Source code of charts
◇ ◇ ◇ ◇

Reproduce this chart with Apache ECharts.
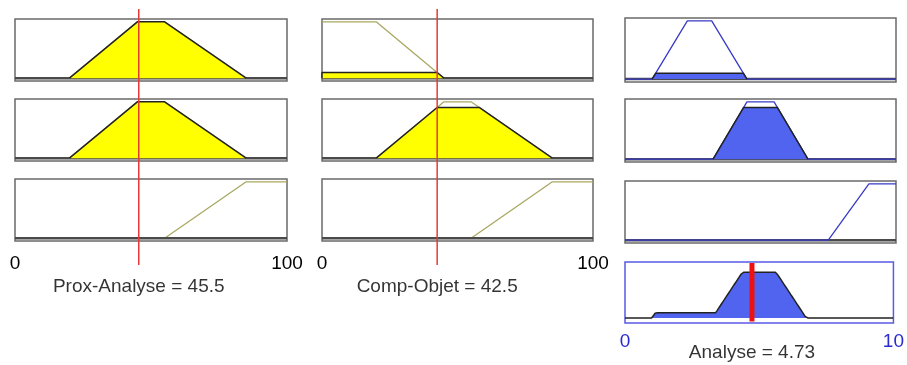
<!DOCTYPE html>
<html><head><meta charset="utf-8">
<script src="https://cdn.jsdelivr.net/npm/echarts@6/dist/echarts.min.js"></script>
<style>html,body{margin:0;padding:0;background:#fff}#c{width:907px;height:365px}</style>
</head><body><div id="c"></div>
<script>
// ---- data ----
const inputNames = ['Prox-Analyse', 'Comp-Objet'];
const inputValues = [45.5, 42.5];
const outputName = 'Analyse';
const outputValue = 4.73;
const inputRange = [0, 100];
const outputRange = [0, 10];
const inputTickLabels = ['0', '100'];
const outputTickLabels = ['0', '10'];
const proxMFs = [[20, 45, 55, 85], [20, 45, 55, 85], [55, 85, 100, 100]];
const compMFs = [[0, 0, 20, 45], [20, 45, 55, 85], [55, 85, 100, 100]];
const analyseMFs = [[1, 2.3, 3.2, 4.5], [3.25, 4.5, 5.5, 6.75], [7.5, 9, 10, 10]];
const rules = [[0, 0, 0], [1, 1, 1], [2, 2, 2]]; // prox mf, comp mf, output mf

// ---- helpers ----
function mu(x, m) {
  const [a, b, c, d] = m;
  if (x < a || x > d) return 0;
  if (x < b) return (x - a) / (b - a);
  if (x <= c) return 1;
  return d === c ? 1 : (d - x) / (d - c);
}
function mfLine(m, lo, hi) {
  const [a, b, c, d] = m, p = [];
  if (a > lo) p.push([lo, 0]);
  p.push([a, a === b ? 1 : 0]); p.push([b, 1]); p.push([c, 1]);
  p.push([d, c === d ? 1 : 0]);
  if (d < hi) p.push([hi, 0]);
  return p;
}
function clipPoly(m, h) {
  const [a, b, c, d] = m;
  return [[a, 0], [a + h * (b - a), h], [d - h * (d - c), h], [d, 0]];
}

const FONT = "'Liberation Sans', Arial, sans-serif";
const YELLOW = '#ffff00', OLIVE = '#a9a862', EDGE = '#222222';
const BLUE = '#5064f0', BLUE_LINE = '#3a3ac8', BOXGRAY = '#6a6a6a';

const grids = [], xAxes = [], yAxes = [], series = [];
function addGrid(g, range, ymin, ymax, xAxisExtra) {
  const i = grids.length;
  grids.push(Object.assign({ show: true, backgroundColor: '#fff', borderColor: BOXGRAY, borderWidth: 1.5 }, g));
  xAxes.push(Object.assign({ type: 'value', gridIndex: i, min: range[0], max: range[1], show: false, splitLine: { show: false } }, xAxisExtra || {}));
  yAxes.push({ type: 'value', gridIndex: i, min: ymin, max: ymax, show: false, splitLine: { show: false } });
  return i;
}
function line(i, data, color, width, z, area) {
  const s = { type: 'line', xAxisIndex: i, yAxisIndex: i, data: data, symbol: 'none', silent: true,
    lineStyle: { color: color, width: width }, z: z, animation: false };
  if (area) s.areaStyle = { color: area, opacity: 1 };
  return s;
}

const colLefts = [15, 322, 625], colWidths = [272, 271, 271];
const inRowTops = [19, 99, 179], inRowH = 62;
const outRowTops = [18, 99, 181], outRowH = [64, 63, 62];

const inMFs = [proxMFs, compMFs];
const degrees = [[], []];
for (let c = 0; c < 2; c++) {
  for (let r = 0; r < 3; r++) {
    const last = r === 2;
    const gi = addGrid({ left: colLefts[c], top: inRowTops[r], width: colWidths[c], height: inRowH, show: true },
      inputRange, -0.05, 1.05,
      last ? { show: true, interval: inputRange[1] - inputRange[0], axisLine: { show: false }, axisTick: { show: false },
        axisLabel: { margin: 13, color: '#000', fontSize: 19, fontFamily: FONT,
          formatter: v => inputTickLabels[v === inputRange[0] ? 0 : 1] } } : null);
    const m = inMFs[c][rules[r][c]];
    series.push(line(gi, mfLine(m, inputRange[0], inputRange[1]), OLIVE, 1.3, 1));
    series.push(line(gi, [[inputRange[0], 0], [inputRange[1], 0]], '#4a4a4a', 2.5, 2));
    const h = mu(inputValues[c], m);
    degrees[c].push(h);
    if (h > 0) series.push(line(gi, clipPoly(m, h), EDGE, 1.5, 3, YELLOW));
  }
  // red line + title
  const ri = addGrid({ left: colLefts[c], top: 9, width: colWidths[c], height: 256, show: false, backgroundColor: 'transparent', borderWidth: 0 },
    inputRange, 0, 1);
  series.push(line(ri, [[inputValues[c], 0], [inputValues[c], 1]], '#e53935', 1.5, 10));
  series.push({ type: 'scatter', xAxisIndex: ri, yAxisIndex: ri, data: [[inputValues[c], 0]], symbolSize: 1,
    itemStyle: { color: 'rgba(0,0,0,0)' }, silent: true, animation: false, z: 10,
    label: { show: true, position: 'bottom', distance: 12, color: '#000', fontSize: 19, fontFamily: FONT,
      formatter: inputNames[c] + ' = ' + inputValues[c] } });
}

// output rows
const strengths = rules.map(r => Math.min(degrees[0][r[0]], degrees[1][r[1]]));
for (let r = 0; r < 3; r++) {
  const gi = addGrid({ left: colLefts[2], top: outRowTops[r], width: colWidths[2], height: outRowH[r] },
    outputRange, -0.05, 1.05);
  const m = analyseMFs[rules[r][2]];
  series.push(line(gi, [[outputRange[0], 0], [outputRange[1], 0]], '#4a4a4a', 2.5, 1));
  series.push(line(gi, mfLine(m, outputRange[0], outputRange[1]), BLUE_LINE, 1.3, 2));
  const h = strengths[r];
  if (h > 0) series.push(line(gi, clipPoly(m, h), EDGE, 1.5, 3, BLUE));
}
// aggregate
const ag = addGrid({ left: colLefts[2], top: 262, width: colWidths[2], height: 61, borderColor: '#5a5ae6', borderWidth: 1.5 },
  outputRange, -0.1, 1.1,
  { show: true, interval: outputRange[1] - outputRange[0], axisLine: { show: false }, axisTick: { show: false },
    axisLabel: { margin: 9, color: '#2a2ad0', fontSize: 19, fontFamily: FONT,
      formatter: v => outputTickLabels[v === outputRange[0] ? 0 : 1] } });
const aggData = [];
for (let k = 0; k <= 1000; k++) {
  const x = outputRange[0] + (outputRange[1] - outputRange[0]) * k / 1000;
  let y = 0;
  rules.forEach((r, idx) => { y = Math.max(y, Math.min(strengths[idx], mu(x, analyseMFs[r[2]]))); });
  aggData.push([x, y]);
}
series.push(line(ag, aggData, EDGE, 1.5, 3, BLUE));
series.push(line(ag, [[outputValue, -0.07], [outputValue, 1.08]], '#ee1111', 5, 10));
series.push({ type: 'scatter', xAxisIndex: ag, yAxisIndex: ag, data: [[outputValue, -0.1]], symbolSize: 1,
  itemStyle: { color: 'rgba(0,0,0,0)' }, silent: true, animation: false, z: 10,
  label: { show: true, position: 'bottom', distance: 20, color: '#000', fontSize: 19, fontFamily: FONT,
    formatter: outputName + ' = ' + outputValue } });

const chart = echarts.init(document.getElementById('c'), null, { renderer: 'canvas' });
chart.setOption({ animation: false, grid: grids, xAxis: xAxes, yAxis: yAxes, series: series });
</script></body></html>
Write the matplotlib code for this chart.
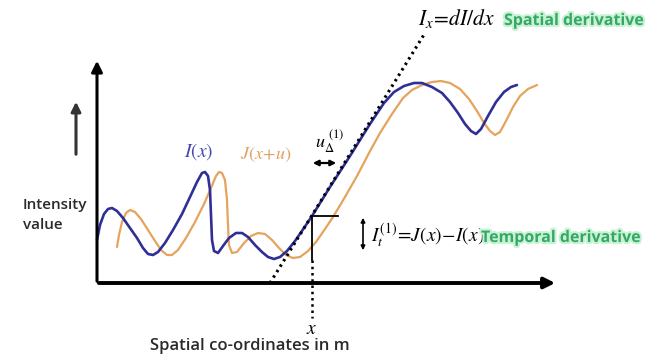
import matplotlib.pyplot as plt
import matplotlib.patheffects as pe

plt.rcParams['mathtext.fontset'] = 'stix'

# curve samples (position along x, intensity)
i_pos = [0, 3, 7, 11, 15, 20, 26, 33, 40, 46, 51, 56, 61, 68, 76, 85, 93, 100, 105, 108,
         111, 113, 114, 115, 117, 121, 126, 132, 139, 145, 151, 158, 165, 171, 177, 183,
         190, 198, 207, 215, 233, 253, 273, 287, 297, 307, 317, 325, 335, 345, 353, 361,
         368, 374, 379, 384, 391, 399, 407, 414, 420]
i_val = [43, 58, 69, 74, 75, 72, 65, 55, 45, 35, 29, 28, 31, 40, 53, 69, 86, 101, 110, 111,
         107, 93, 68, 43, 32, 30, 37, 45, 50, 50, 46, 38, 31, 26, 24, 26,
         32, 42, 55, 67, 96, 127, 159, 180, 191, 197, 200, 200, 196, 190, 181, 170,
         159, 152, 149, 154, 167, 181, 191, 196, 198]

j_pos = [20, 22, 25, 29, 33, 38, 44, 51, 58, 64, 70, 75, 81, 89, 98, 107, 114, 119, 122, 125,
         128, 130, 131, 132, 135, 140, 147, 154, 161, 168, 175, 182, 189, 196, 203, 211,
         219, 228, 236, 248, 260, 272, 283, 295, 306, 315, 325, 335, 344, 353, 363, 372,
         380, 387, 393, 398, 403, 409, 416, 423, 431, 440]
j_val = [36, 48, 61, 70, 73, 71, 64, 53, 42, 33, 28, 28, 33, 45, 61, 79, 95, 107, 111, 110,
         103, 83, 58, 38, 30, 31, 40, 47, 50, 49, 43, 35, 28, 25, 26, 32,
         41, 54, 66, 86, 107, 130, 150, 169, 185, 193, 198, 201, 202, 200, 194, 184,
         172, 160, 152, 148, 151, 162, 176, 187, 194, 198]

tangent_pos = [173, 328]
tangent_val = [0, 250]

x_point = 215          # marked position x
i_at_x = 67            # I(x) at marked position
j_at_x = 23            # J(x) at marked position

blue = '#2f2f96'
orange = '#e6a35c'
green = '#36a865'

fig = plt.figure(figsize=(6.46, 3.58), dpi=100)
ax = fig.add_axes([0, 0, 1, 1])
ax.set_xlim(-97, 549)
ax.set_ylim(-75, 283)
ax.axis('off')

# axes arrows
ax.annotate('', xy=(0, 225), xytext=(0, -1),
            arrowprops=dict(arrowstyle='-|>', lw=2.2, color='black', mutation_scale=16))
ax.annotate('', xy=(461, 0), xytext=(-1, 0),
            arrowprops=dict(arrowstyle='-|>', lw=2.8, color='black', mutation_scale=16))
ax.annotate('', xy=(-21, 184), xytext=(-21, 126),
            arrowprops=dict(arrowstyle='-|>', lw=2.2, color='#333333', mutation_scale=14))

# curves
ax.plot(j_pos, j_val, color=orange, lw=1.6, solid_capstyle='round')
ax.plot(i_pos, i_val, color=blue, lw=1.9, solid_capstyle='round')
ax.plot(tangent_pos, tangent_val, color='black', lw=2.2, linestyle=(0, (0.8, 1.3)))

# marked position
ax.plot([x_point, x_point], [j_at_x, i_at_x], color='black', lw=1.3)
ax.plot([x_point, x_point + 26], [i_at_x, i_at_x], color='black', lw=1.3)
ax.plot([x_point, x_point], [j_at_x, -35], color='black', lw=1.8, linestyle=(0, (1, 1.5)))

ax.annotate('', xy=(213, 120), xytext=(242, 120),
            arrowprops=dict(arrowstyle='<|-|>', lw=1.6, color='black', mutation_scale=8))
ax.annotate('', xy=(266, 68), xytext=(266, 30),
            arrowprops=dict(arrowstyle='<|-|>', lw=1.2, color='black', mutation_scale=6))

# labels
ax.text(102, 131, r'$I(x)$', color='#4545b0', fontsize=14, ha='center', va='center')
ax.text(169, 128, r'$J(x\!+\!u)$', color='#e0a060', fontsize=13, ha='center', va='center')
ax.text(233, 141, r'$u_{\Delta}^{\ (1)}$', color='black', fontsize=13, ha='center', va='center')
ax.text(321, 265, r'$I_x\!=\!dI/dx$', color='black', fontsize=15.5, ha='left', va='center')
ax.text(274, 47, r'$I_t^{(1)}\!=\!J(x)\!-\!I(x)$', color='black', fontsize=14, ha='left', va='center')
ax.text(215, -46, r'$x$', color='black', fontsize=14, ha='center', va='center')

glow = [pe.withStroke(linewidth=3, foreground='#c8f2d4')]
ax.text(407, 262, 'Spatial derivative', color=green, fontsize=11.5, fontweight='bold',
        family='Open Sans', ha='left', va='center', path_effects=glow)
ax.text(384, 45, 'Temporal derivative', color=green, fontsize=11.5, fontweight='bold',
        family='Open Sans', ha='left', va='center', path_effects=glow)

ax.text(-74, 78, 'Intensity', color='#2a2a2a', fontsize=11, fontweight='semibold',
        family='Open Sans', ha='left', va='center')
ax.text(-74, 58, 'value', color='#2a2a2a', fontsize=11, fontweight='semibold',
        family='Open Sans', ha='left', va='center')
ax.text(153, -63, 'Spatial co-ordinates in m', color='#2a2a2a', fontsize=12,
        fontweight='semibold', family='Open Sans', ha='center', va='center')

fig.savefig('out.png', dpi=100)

◇ ◇ ◇ ◇

Stated task:
Above are some entries; copy exactly the lines from the line with "Write the matplotlib code for this chart." through the line with "plt.rcParams['mathtext.fontset'] = 'stix'", both included, but none of the pictures.

Exercise solution:
Write the matplotlib code for this chart.
import matplotlib.pyplot as plt
import matplotlib.patheffects as pe

plt.rcParams['mathtext.fontset'] = 'stix'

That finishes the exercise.